Special thanks to Todd Ficchete for this reposting. He had found it on the internet and I recall reading a number of years ago. Nevertheless, it is worth re-reading. Especially in this modern day era where people want to pick on other people, especially with whom they disagree. They don’t just want to disagree but to verbally assault and attempt to destroy someone. This is aided by the anonymity of the internet. Take responsibility for your actions people. Just because someone disagrees with you does not make them a bad person. Quit trying to verbally assassinate them.
I have posted the link to Todd’s blog below
Blessings on you and yours
One day when I was a freshman in high school I saw a kid from my class walking home from school. His name was Kyle.
It looked like he was carrying all of his books. I thought to myself, “Why would anyone bring home all his books on a Friday? He must really be a nerd.” I had quite a weekend planned (parties and a football game with my friends tomorrow afternoon), so I shrugged my shoulders and went on.
As I was walking, I saw a bunch of kids running toward him. They ran at him, knocking all his books out of his arms, tripping him so he landed in the dirt. His glasses went flying, and I saw them land in the grass about 10 feet from him.
He looked up and I saw this terrible sadness in his eyes; my heart went out to him. So, I jogged over to him as he crawled around looking for his glasses, and I saw a tear in his eye. As I handed him his glasses, I said, “Those guys are jerks. They really should get lives.” He looked at me and said; “Hey thanks!”
There was a big smile on his face. It was one of those smiles that showed real gratitude. I helped him pick up his books, and asked him where he lived. As it turned out, he lived near me, so I asked him why I had never seen him before.
He said he had gone to private school. I would never have hung out with a private school kid.
We talked all the way home, and I carried some of his books. He turned out to be a pretty cool kid. I asked him if he wanted to play a little football with my friends. He said yes. We hung out all weekend and the more I got to know Kyle, the more I liked him; my friends thought the same of him. Monday morning came, and there was Kyle with the huge stack of books again. I stopped him and joked, “Boy, you are gonna really build some serious muscles with this pile of books everyday!” He just laughed and handed me half the books.
Over the next four years, Kyle and I became best friends. When we were seniors we began to think about college. Kyle decided on Georgetown and I was going to NC State. I knew that we would always be friends, that the miles would never be a problem. He was going to be a doctor and I was going for a business degree on a football scholarship.
Kyle was valedictorian of our class. I teased him about being a nerd and thought to myself how lucky I was NOT to be the one having to prepare a graduation speech.
Kyle looked great at graduation. He was one of those guys who really found himself during high school.

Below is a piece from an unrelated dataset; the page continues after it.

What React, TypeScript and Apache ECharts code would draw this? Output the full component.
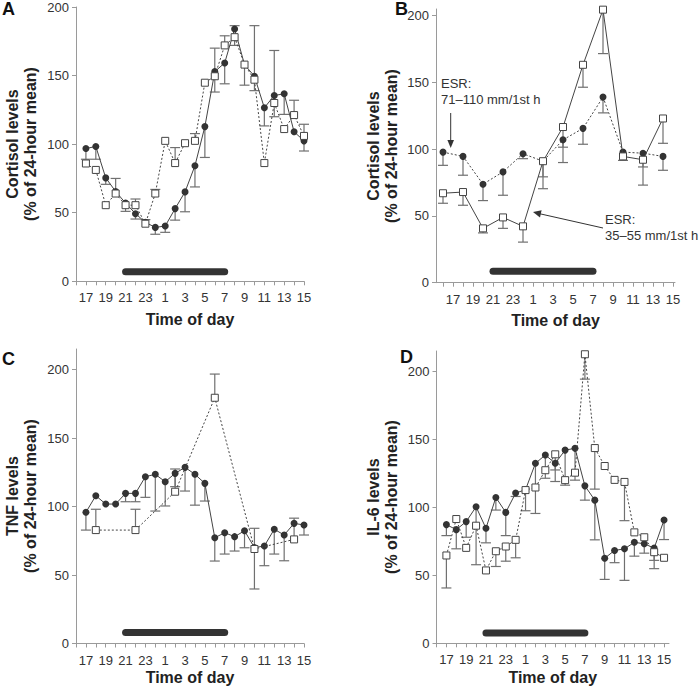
import React, { useEffect, useRef } from "react";
import * as echarts from "echarts";

// hours (after midnight written as 24+)
const hoursHourly = [17, 18, 19, 20, 21, 22, 23, 24, 25, 26, 27, 28, 29, 30, 31, 32, 33, 34, 35, 36, 37, 38, 39];
const hoursB = [16, 18, 20, 22, 24, 26, 28, 30, 32, 34, 36, 38];
const hoursC4 = [18, 22, 26, 30, 34, 38];
const tickHours = [16, 17, 18, 19, 20, 21, 22, 23, 24, 25, 26, 27, 28, 29, 30, 31, 32, 33, 34, 35, 36, 37, 38, 39];
const labelHours = [17, 19, 21, 23, 25, 27, 29, 31, 33, 35, 37, 39];
const yTicks = [0, 50, 100, 150, 200];
const nightSpan = [21, 31];
const nightLevel = [7, 8.5, 8, 7.5];

// Panel A – cortisol
const aFilled = [96.8, 98.3, 75.4, 65.5, 57, 49.3, 43, 39.3, 40.3, 53, 65.2, 84.3, 112.8, 152.9, 159.2, 184, 158, 149.5, 126.5, 135.5, 136.7, 109, 102.4];
const aFilledErr = [89, 89, 70.7, 75, null, 45.4, null, 34.3, 35.7, 44.6, 50.7, 68.8, 90.3, 170, 144, 186.4, null, 186.4, 113.3, 168.3, 121.7, null, 95];
const aSquare = [85.9, 81.2, 55.5, 64, 55.5, 55.5, 42, 64, 102.4, 86.2, 100.7, 102.4, 144.8, 149.5, 172, 178, 158, 147, 86.2, 130, 111, 121.2, 106];
const aSquareErr = [null, null, null, null, 51, 60, 45, 67, null, 97.5, null, 107.7, null, 138, 179, 172, 143, 139, null, 120, null, 132, 114.5];

// Panel B – cortisol by ESR group
const bFilled = [97.8, 94.6, 73.8, 83, 96.6, 91, 107, 115.6, 139, 97.8, 97, 94.6];
const bFilledErr = [87.9, 80.5, 61.5, 65.5, 92.9, 79.3, 90, 103.7, 127.2, null, 86.7, 84.2];
const bSquare = [67, 67.9, 40.7, 48.9, 42.2, 91, 116.6, 163.2, 204.5, 94.6, 92.1, 123];
const bSquareErr = [59.5, 58, 37.3, 40.7, 30.4, 70.4, 101.5, 146.4, 171.6, 91.6, 73.1, 104.4];

// Panel C – TNF
const cFilled = [95.8, 107.9, 101.8, 101.8, 109.6, 109.6, 121.8, 123.5, 118.1, 124.2, 128.6, 123.5, 116.9, 77.2, 80.9, 78, 82.3, 70, 71.2, 83.4, 79.2, 87.7, 86.5];
const cFilledErr = [82.8, null, null, null, 103.5, 103.5, 106.7, 96.7, 100.4, 114.5, 111.3, 101, 104, 60.2, 65.3, 67.5, 69.9, 39.8, 56.8, 65.3, 60.4, null, 79.2];
const cSquare = [82.8, 82.8, 110.8, 179.4, 69, 76];
const cSquareErr = [98, 98, 127.4, 196.7, 84.1, 91.5];

// Panel D – IL-6
const dFilled = [87.3, 83.6, 89.5, 100.4, 84.6, 107.3, 96.3, 110.5, 113, 132.4, 138.5, 132.4, 142.1, 143.4, 115.8, 105.3, 62.6, 68.3, 69.5, 74.3, 73.2, 70, 90.7];
const dFilledErr = [79.2, 69.5, 78, 57.8, 73.9, 98, 79.2, 108, null, 95.5, 121.4, 119, 116.3, 120, 105.3, 76.1, 47, 59.3, 46.3, 64.1, 66.3, 61, 76.3];
const dSquare = [64.6, 91.4, 70.2, 86.5, 53.6, 67.7, 71.2, 76.1, 112.7, 114.6, 127.3, 139, 120, 125.5, 212.6, 143.6, 130.4, 120.2, 118.7, 81.6, 78, 67, 62.9];
const dSquareErr = [40.7, null, null, null, null, 56.5, 60.4, 62.9, 97.5, null, null, 127.5, null, null, 194.3, 113.4, null, null, 90.2, null, null, 54.9, null];

const FONT = "'Liberation Sans', Arial, Helvetica, sans-serif";
const DASH = [2, 2];

function errSeries(idx: number, xs: number[], vals: number[], errs: (number | null)[]) {
  const data: number[][] = [];
  xs.forEach((x, i) => {
    if (errs[i] !== null && errs[i] !== undefined) data.push([x, vals[i], errs[i] as number]);
  });
  return {
    type: "custom",
    xAxisIndex: idx,
    yAxisIndex: idx,
    z: 1,
    silent: true,
    clip: false,
    encode: { x: 0, y: [1, 2] },
    data,
    renderItem: (_params: any, api: any) => {
      const x = api.value(0);
      const v = api.value(1);
      const e = api.value(2);
      const p1 = api.coord([x, v]);
      const p2 = api.coord([x, e]);
      const st = { stroke: "#707070", lineWidth: 1.2 };
      return {
        type: "group",
        children: [
          { type: "line", shape: { x1: p1[0], y1: p1[1], x2: p2[0], y2: p2[1] }, style: st },
          { type: "line", shape: { x1: p2[0] - 5, y1: p2[1], x2: p2[0] + 5, y2: p2[1] }, style: st },
        ],
      };
    },
  };
}

function lineSeries(idx: number, xs: number[], vals: number[], square: boolean, dashed: boolean) {
  return {
    type: "line",
    xAxisIndex: idx,
    yAxisIndex: idx,
    z: square ? 4 : 3,
    data: xs.map((x, i) => [x, vals[i]]),
    symbol: square ? "rect" : "circle",
    symbolSize: 7,
    itemStyle: square
      ? { color: "#ffffff", borderColor: "#444", borderWidth: 1 }
      : { color: "#333333", borderColor: "#333", borderWidth: 0 },
    lineStyle: { color: "#444", width: 1, type: dashed ? DASH : "solid" },
    silent: true,
  };
}

function nightSeries(idx: number) {
  return {
    type: "line",
    xAxisIndex: idx,
    yAxisIndex: idx,
    z: 2,
    symbol: "none",
    silent: true,
    data: nightSpan.map((h) => [h, nightLevel[idx]]),
    lineStyle: { color: "#333", width: 7, cap: "round" },
  };
}

function xAxis(idx: number, min: number, max: number, nameGap: number) {
  return {
    type: "value",
    gridIndex: idx,
    min,
    max,
    axisLine: { show: true, onZero: false, lineStyle: { color: "#9a9a9a", width: 1 } },
    axisTick: { show: true, length: 4, lineStyle: { color: "#9a9a9a" }, customValues: tickHours },
    axisLabel: {
      customValues: labelHours,
      formatter: (v: number) => String(Math.round(v) % 24),
      margin: 10,
      fontSize: 13,
      color: "#333",
      fontFamily: FONT,
    },
    splitLine: { show: false },
    name: "Time of day",
    nameLocation: "middle",
    nameGap,
    nameTextStyle: { fontWeight: "bold", fontSize: 16, color: "#222", fontFamily: FONT },
  };
}

function yAxis(idx: number, max: number) {
  return {
    type: "value",
    gridIndex: idx,
    min: 0,
    max,
    axisLine: { show: true, lineStyle: { color: "#9a9a9a", width: 1 } },
    axisTick: { show: true, length: 4, lineStyle: { color: "#9a9a9a" }, customValues: yTicks },
    axisLabel: { customValues: yTicks, margin: 7, fontSize: 13, color: "#333", fontFamily: FONT },
    splitLine: { show: false },
  };
}

function txt(x: number, y: number, text: string, opts: any = {}) {
  return {
    type: "text",
    x,
    y,
    rotation: opts.rotation || 0,
    silent: true,
    style: {
      text,
      fontSize: opts.fontSize || 13,
      fontWeight: opts.fontWeight || "normal",
      fontFamily: FONT,
      fill: opts.fill || "#222",
      textAlign: opts.align || "left",
      textVerticalAlign: "middle",
      align: opts.align || "left",
      verticalAlign: "middle",
    },
  };
}

export default function App() {
  const ref = useRef<HTMLDivElement>(null);
  useEffect(() => {
    if (!ref.current) return;
    const chart = echarts.init(ref.current, undefined, { renderer: "svg" });
    const grids = [
      { left: 76, top: 7, width: 228, height: 274.3 },
      { left: 436, top: 9, width: 239, height: 273.7 },
      { left: 76, top: 349, width: 228, height: 294.5 },
      { left: 436.5, top: 351, width: 232.5, height: 292.3 },
    ].map((g) => ({ ...g, containLabel: false, outerBoundsMode: "none" }));

    const rot = Math.PI / 2;
    const graphic = [
      txt(2, 9, "A", { fontSize: 18, fontWeight: "bold", fill: "#111" }),
      txt(395, 9, "B", { fontSize: 18, fontWeight: "bold", fill: "#111" }),
      txt(2, 359, "C", { fontSize: 18, fontWeight: "bold", fill: "#111" }),
      txt(400, 357, "D", { fontSize: 18, fontWeight: "bold", fill: "#111" }),
      txt(12, 144, "Cortisol levels", { fontSize: 16, fontWeight: "bold", align: "center", rotation: rot }),
      txt(30, 144, "(% of 24-hour mean)", { fontSize: 16, fontWeight: "bold", align: "center", rotation: rot }),
      txt(373, 146, "Cortisol levels", { fontSize: 16, fontWeight: "bold", align: "center", rotation: rot }),
      txt(391, 146, "(% of 24-hour mean)", { fontSize: 16, fontWeight: "bold", align: "center", rotation: rot }),
      txt(12, 496, "TNF levels", { fontSize: 16, fontWeight: "bold", align: "center", rotation: rot }),
      txt(30, 496, "(% of 24-hour mean)", { fontSize: 16, fontWeight: "bold", align: "center", rotation: rot }),
      txt(373, 497, "IL-6 levels", { fontSize: 16, fontWeight: "bold", align: "center", rotation: rot }),
      txt(391, 497, "(% of 24-hour mean)", { fontSize: 16, fontWeight: "bold", align: "center", rotation: rot }),
      txt(441, 83, "ESR:", { fill: "#333" }),
      txt(441, 99, "71\u2013110 mm/1st h", { fill: "#333" }),
      txt(605, 219, "ESR:", { fill: "#333" }),
      txt(605, 235, "35\u201355 mm/1st h", { fill: "#333" }),
      {
        type: "line",
        silent: true,
        shape: { x1: 450.7, y1: 113, x2: 450.7, y2: 141 },
        style: { stroke: "#333", lineWidth: 1 },
      },
      {
        type: "polygon",
        silent: true,
        shape: { points: [[450.7, 148], [447.4, 140], [454, 140]] },
        style: { fill: "#333" },
      },
      {
        type: "line",
        silent: true,
        shape: { x1: 603, y1: 228, x2: 540, y2: 213.8 },
        style: { stroke: "#333", lineWidth: 1 },
      },
      {
        type: "polygon",
        silent: true,
        shape: { points: [[533, 212], [541.6, 210.2], [540.0, 217.4]] },
        style: { fill: "#333" },
      },
    ];

    const option: any = {
      animation: false,
      grid: grids,
      xAxis: [xAxis(0, 16, 39, 30), xAxis(1, 15.3, 39.2, 30), xAxis(2, 16, 39, 26), xAxis(3, 16, 39.5, 26)],
      yAxis: [yAxis(0, 200), yAxis(1, 205), yAxis(2, 215), yAxis(3, 215)],
      series: [
        nightSeries(0),
        errSeries(0, hoursHourly, aFilled, aFilledErr),
        errSeries(0, hoursHourly, aSquare, aSquareErr),
        lineSeries(0, hoursHourly, aFilled, false, false),
        lineSeries(0, hoursHourly, aSquare, true, true),

        nightSeries(1),
        errSeries(1, hoursB, bFilled, bFilledErr),
        errSeries(1, hoursB, bSquare, bSquareErr),
        lineSeries(1, hoursB, bFilled, false, true),
        lineSeries(1, hoursB, bSquare, true, false),

        nightSeries(2),
        errSeries(2, hoursHourly, cFilled, cFilledErr),
        errSeries(2, hoursC4, cSquare, cSquareErr),
        lineSeries(2, hoursHourly, cFilled, false, false),
        lineSeries(2, hoursC4, cSquare, true, true),

        nightSeries(3),
        errSeries(3, hoursHourly, dFilled, dFilledErr),
        errSeries(3, hoursHourly, dSquare, dSquareErr),
        lineSeries(3, hoursHourly, dFilled, false, false),
        lineSeries(3, hoursHourly, dSquare, true, true),
      ],
      graphic,
    };
    chart.setOption(option);
    return () => chart.dispose();
  }, []);
  return (
    <div
      ref={ref}
      style={{ position: "absolute", left: 0, top: 0, width: 700, height: 687, background: "#fff" }}
    />
  );
}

He filled out and actually looked good in glasses. He had more dates than I had and all the girls loved him. Boy, was I jealous! Today was one of those days.
I could see that he was nervous about his speech, so I smacked him on the back and said, “Hey, big guy, you’ll be great!” He looked at me with one of those grateful looks and smiled. “Thanks,” he said.
As he started his speech, he cleared his throat, and began: “Graduation is a time to thank those who helped you make it through those tough years. Your parents, your teachers, your
siblings, maybe a coach… but mostly your friends. I am here to tell all of you that being a friend to someone is the best gift you can give him or her. I am going to tell you a story.”
I looked at my friend in disbelief as he told the story of the first day we met. He told the audience how had planned to kill himself over the weekend when we first met. He talked of how he had cleaned out his locker so his mom wouldn’t have to do it later and was carrying his stuff home. He looked hard at me and gave me a little smile.
“Thankfully, I was saved. My friend saved me from doing the unspeakable.” I heard the gasp go through the crowd as this handsome, popular boy told us all about his weakest moment. I saw his mom and dad looking at me, smiling that same grateful smile. Not until that moment did I realize its depth.
Never underestimate the power of your actions. With one small gesture you can change a person’s life. God puts us all in each other’s lives to impact one another in some way. Look for God in others.
Yesterday is history. Tomorrow is a mystery. Today is a gift.